Full Steam Ahead: Downtown Denver
At the beginning of the 20th century, Denver’s Union Station hummed with the brisk comings and goings of a capital on the rise. In the summer of 2014, the landmark reclaimed its place as a transit and social hub for the city.
Part of a nine-block, $500 million face-lift, the renovated beaux arts depot signals the 21st-century arrival of Lower Downtown (“LoDo”), an urban success story that began in the 1980s when the Oxford Hotel reopened and start-up Wynkoop Brewing Company took a chance on the onetime red-light district.

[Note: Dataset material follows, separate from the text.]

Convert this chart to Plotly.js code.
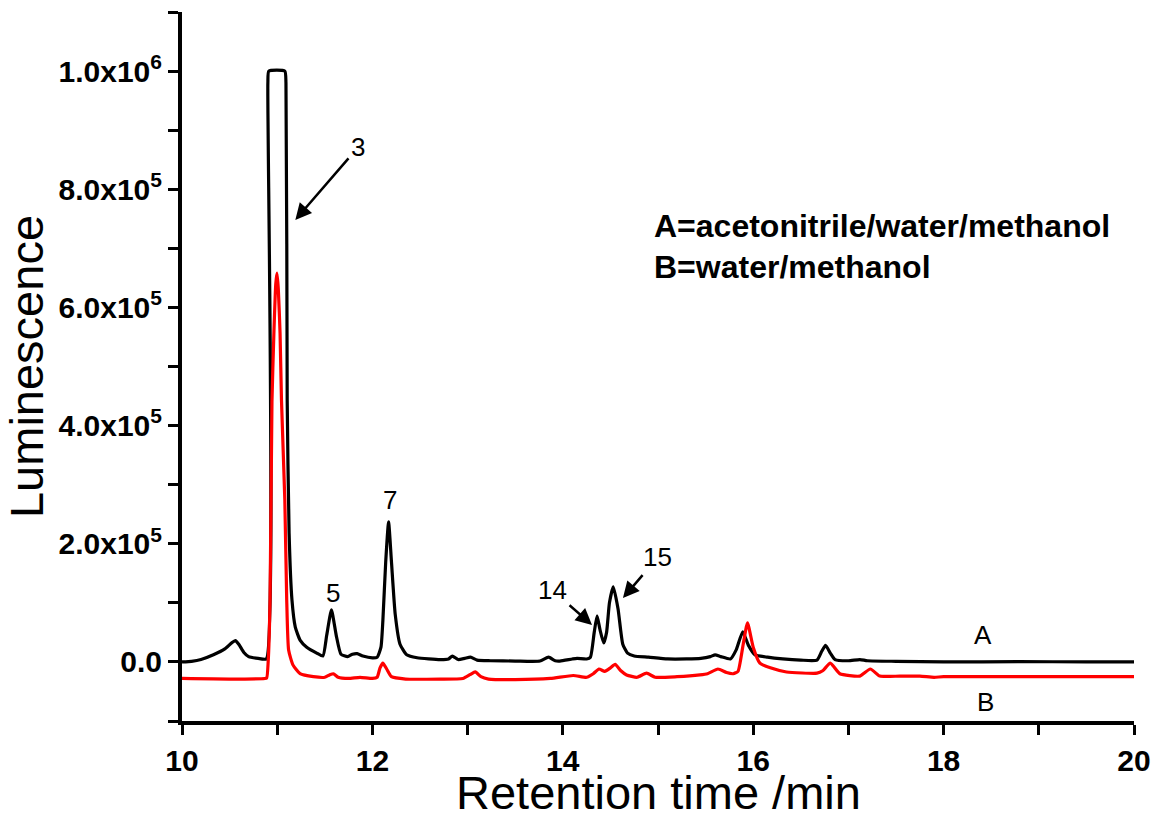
<!DOCTYPE html>
<html>
<head>
<meta charset="utf-8">
<script src="https://cdn.plot.ly/plotly-3.0.1.min.js"></script>
<style>
  html, body { margin: 0; padding: 0; background: #ffffff; }
  #chart { width: 1156px; height: 815px; }
</style>
</head>
<body>
<div id="chart"></div>
<script>
// Chromatogram A: acetonitrile/water/methanol (retention time in min, luminescence counts)
const timeA = [
  10.00, 10.10, 10.20, 10.33, 10.45, 10.52, 10.56, 10.60, 10.65, 10.70, 10.80, 10.885,
  10.902, 10.912, 11.080, 11.092, 11.105, 11.125, 11.155, 11.19, 11.24, 11.31, 11.415,
  11.48, 11.52, 11.57, 11.62, 11.67, 11.74, 11.79, 11.84, 11.90, 12.00, 12.05, 12.09,
  12.11, 12.14, 12.17, 12.20, 12.24, 12.29, 12.36, 12.47, 12.71, 12.80, 12.84, 12.90, 12.97,
  13.03, 13.10, 13.24, 13.50, 13.76, 13.85, 13.92, 13.97, 14.10, 14.15, 14.25, 14.29,
  14.33, 14.36, 14.39, 14.43, 14.46, 14.49, 14.53, 14.58, 14.63, 14.68, 14.75, 14.90,
  15.10, 15.30, 15.45, 15.55, 15.60, 15.66, 15.76, 15.82, 15.89, 15.95, 16.02, 16.15,
  16.31, 16.50, 16.67, 16.72, 16.76, 16.81, 16.86, 17.00, 17.12, 17.20, 17.50, 18.00,
  18.80, 19.50, 20.00
];
const signalA = [
  0, 1000, 4000, 12000, 22000, 32000, 36000, 29000, 16000, 9000, 6000, 5000,
  980000, 1000000, 1000000, 980000, 443000, 218000, 105000, 59000, 37000, 25000, 15000,
  10000, 45000, 88000, 45000, 13000, 9000, 13000, 14000, 10000, 7000, 8000, 25000,
  70000, 170000, 237000, 170000, 80000, 30000, 12000, 7000, 4000, 5000, 10000, 4000, 6000,
  8000, 3000, 2000, 1500, 1500, 8000, 2000, 1500, 5000, 6000, 5000, 8000,
  50000, 78000, 55000, 32000, 50000, 100000, 127000, 90000, 30000, 15000, 10000, 8000,
  5000, 5000, 6000, 9000, 12000, 9000, 5000, 20000, 51000, 28000, 12000, 8000,
  5000, 3000, 3000, 18000, 28000, 15000, 4000, 2000, 4000, 2000, 1000, 0,
  500, 0, 0
];

// Chromatogram B: water/methanol
const timeB = [
  10.00, 10.50, 10.87, 10.89, 10.905, 10.925, 10.945, 10.966, 10.985, 10.998, 11.012,
  11.03, 11.045, 11.08, 11.10, 11.12, 11.165, 11.24, 11.38, 11.50, 11.55, 11.59, 11.64,
  11.75, 11.87, 12.00, 12.05, 12.08, 12.11, 12.15, 12.20, 12.35, 12.71, 12.95, 13.03,
  13.08, 13.14, 13.22, 13.50, 13.87, 14.11, 14.25, 14.32, 14.38, 14.44, 14.50, 14.55,
  14.61, 14.67, 14.78, 14.88, 14.97, 15.20, 15.44, 15.52, 15.63, 15.72, 15.79, 15.84,
  15.89, 15.94, 16.00, 16.07, 16.18, 16.35, 16.67, 16.73, 16.81, 16.91, 17.12, 17.23,
  17.33, 17.54, 17.75, 17.90, 18.00, 20.00
];
const signalB = [
  -28000, -29000, -28000, -27000, 0, 105000, 440000, 560000, 640000, 658000, 630000,
  556000, 443000, 274000, 105000, 20000, -5000, -20000, -25000, -26000, -22000, -20000, -26000,
  -28000, -26000, -28000, -26000, -10000, -2000, -12000, -25000, -29000, -29000, -28000, -21000,
  -17000, -25000, -29000, -30000, -28000, -23000, -26000, -20000, -12000, -16000, -10000, -4000,
  -15000, -22000, -26000, -19000, -26000, -25000, -22000, -20000, -12000, -18000, -20000, -16000,
  25000, 66000, 25000, -2000, -10000, -17000, -19000, -15000, -2000, -20000, -24000, -12000,
  -24000, -24000, -24000, -26000, -25000, -25000
];

// Axis ticks
const xRange = [10, 20];
const yRange = [-100000, 1100000];
const yTickVals = [0, 200000, 400000, 600000, 800000, 1000000];
const yTickText = ['0.0', '2.0x10<sup>5</sup>', '4.0x10<sup>5</sup>', '6.0x10<sup>5</sup>',
                   '8.0x10<sup>5</sup>', '1.0x10<sup>6</sup>'];

// Peak numbers: [label, time, luminescence]
const peakNumbers = [
  ['5', 11.586, 117000],
  ['7', 12.185, 274000]
];
// Arrowed peak numbers: [label, arrow tip time, arrow tip luminescence, text dx, text dy (px)]
const arrowedPeaks = [
  ['3', 11.19, 748000, 63, -73],
  ['14', 14.307, 62600, -40, -35],
  ['15', 14.632, 108000, 35, -41]
];
// Trace names placed beside each chromatogram: [label, time, luminescence]
const traceTags = [
  ['A', 18.414, 45700],
  ['B', 18.435, -67700]
];
const solventKey = [
  ['<b>A=acetonitrile/water/methanol</b>', 14.937, 738000],
  ['<b>B=water/methanol</b>', 14.937, 668000]
];

const FONT = 'Arial, "Liberation Sans", sans-serif';
const numFont = { family: FONT, size: 26, color: '#000' };

const traces = [
  { x: timeA, y: signalA, type: 'scatter', mode: 'lines', name: 'A',
    line: { color: '#000000', width: 3.2, shape: 'spline', smoothing: 0.5 }, hoverinfo: 'skip' },
  { x: timeB, y: signalB, type: 'scatter', mode: 'lines', name: 'B',
    line: { color: '#ff0000', width: 3.2, shape: 'spline', smoothing: 0.5 }, hoverinfo: 'skip' }
];

const annotations = [];
peakNumbers.forEach(function (p) {
  annotations.push({ x: p[1], y: p[2], text: p[0], showarrow: false, font: numFont });
});
arrowedPeaks.forEach(function (p) {
  annotations.push({ x: p[1], y: p[2], text: p[0], showarrow: true,
    ax: p[3], ay: p[4], arrowhead: 2, arrowsize: 1.3, arrowwidth: 2.5, arrowcolor: '#000',
    standoff: 0, startstandoff: 2, font: numFont });
});
traceTags.forEach(function (p) {
  annotations.push({ x: p[1], y: p[2], text: p[0], showarrow: false, font: numFont });
});
solventKey.forEach(function (p) {
  annotations.push({ x: p[1], y: p[2], xanchor: 'left', text: p[0], showarrow: false,
    font: { family: FONT, size: 32, color: '#000' } });
});
// x-axis title, set lower than the default title slot
annotations.push({ xref: 'paper', yref: 'paper', x: 0.5, y: -0.1005, xanchor: 'center', yanchor: 'middle',
  text: 'Retention time /min', showarrow: false, font: { family: FONT, size: 47, color: '#000' } });

const layout = {
  width: 1156, height: 815,
  margin: { l: 182, r: 22, t: 12, b: 94 },
  paper_bgcolor: '#ffffff', plot_bgcolor: '#ffffff',
  showlegend: false,
  font: { family: FONT, color: '#000' },
  xaxis: {
    range: xRange, dtick: 2, tick0: 10,
    showline: true, linecolor: '#000', linewidth: 4,
    ticks: 'outside', ticklen: 10, tickwidth: 3, tickcolor: '#000',
    minor: { dtick: 1, tick0: 10, ticks: 'outside', ticklen: 10, tickwidth: 3, tickcolor: '#000' },
    showgrid: false, zeroline: false,
    tickfont: { family: FONT, size: 30, color: '#000', weight: 'bold' }
  },
  yaxis: {
    range: yRange, tickmode: 'array', tickvals: yTickVals, ticktext: yTickText,
    showline: true, linecolor: '#000', linewidth: 4,
    ticks: 'outside', ticklen: 10, tickwidth: 3, tickcolor: '#000',
    minor: { dtick: 100000, tick0: 0, ticks: 'outside', ticklen: 10, tickwidth: 3, tickcolor: '#000' },
    showgrid: false, zeroline: false,
    tickfont: { family: FONT, size: 30, color: '#000', weight: 'bold' },
    title: { text: 'Luminescence', font: { family: FONT, size: 47, color: '#000' }, standoff: 2 }
  },
  annotations: annotations
};

Plotly.newPlot('chart', traces, layout, { displayModeBar: false, staticPlot: true });
</script>
</body>
</html>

Today’s Union Station pays homage to that frontier spirit as a showcase for Colorado craftsmanship, with 400-plus artworks and local beer taps, pouring behind the original ticket counter at the Terminal Bar.
Elsewhere at the depot, rising chefs show influences from near and far: Alex Seidel plates ingredient-driven cuisine alongside a market stocked with goods from his nearby ten-acre farm, and Jennifer Jasinski preps daily arrivals of oysters and sea urchins at Stoic & Genuine.
Outside the station, Lower Downtown continues to buzz at breweries such as Great Divide and vanguard tap house Falling Rock.
“I had a friend who used to call Denver the ‘locker room’ of the Rockies,” says Dana Crawford, Denver’s famed preservationist and namesake of Union Station’s new 112-room hotel. “That’s just not true anymore.”
- Travel Tip: Visit the south corridor’s display of lost trinkets, from luggage tickets to Loretta Young trading cards.
- Travel Trivia: Before becoming Colorado’s governor, geologist John Hickenlooper founded the state’s first brewpub, Wynkoop Brewing.